Genentech Committee Says "Nay" to Roche
by Lynn Shapiro
, Writer | February 25, 2009
A Genentech special committee unanimously voted to decline Roche's $43.7 billion ($86.50 a share) takeover offer and urged shareholders to do the same.
"We are disappointed that Roche has chosen not to consider an appropriate price range for Genentech's minority shares or to constructively negotiate with our committee, and we must recommend that stockholders not tender their shares as a result," the committee said in a statement.
Genentech shares, which have faltered lately, climbed 40 cents to $84.95 in aftermarket trading, having closed earlier at $84.55, before Genentech said "nay" to its suitor.
Genentech's rejection comes almost a month after Roche offered $86.50 a share for the portion of Genentech it doesn't already own. Roche originally bid $89 a share for Genentech in July--an offer Genentech rejected--but has since lowered its offer because it couldn't get the credit to finance the deal, Roche said. Roche sold "a huge pile" of bonds earlier this month to fund the takeover, market watchers reported.
Blockbuster Niche in Cancer Treatments
Roche bought 55.9 percent of Genentech in 1990, when Genentech, founded in 1976, and dedicated to using recombinant DNA technology, was developing all sorts of drugs: human growth hormone for kids with dwarfism; human insulin for diabetics, Activase for blood clots in the lungs, and more, with no focus on any one specialty.
It hadn't found its blockbuster niche in biological cancer drugs yet when it let Roche buy a majority of its shares in 1990. Now, Genentech--whose ticker symbol is DNA on the New York Stock Exchange and is known as DNA on The Street --says one of its primary goals is to become No.1 in sales of oncology drugs.
DNA's rejection of its suitor was expected by the market, as investors thought that the 8.8 percent premium (over what the stock is trading) was too low. Some analysts covering the company say DNA is worth $100 a share, considering its scientists are expert at using molecular biology to invent unique drugs.

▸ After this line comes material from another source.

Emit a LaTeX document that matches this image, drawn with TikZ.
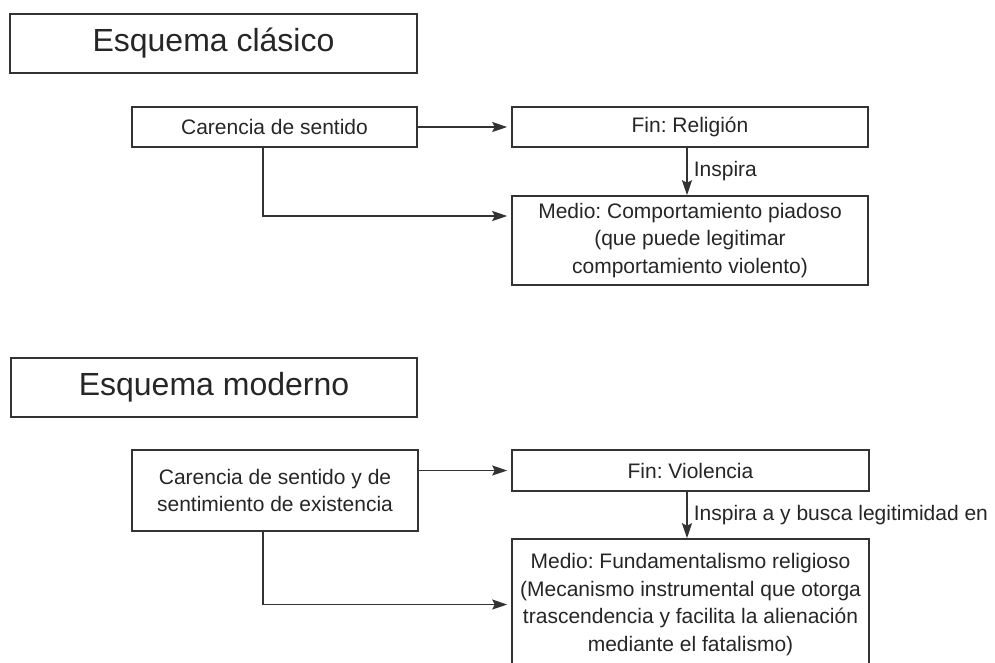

For instance, Avastin, now called a blockbuster with $3.2 million in sales, inhibits angiogenesis. That is, the drug stops cancer cells from spreading by traveling through the bloodstream and replicating themselves.
Currently, Avastin is approved as a second line treatment, for use with chemotherapy. If it gets FDA's nod of approval in April, it will be used as first-line treatment for colon cancer, that is, by itself, without chemotherapy.
Also in its portfolio are rheumatoid arthritis and non-Hodgkin's lymphoma drug, Rituxan, with sales of about $2.3 billion, and breast cancer medicine Herceptin (for those women who express the HER-2 gene) with sales of $1.3 billion a year.
Many analysts conclude the takeover is inevitable, that there is no going back to the salutary neglect Roche bestowed on Genentech for 19 years. For example, Roche said that if it buys Genentech, it would cut jobs. Genentech responded by setting up an employee retention program.
Buying Genentech at its bidding price would give Roche an immediate $12 billion cash infusion. Without Genentech, Roche may face a calamity in 2015 when it loses exclusive rights to Genentech's products outside the U.S., and the billions of dollars in revenue that come along with them.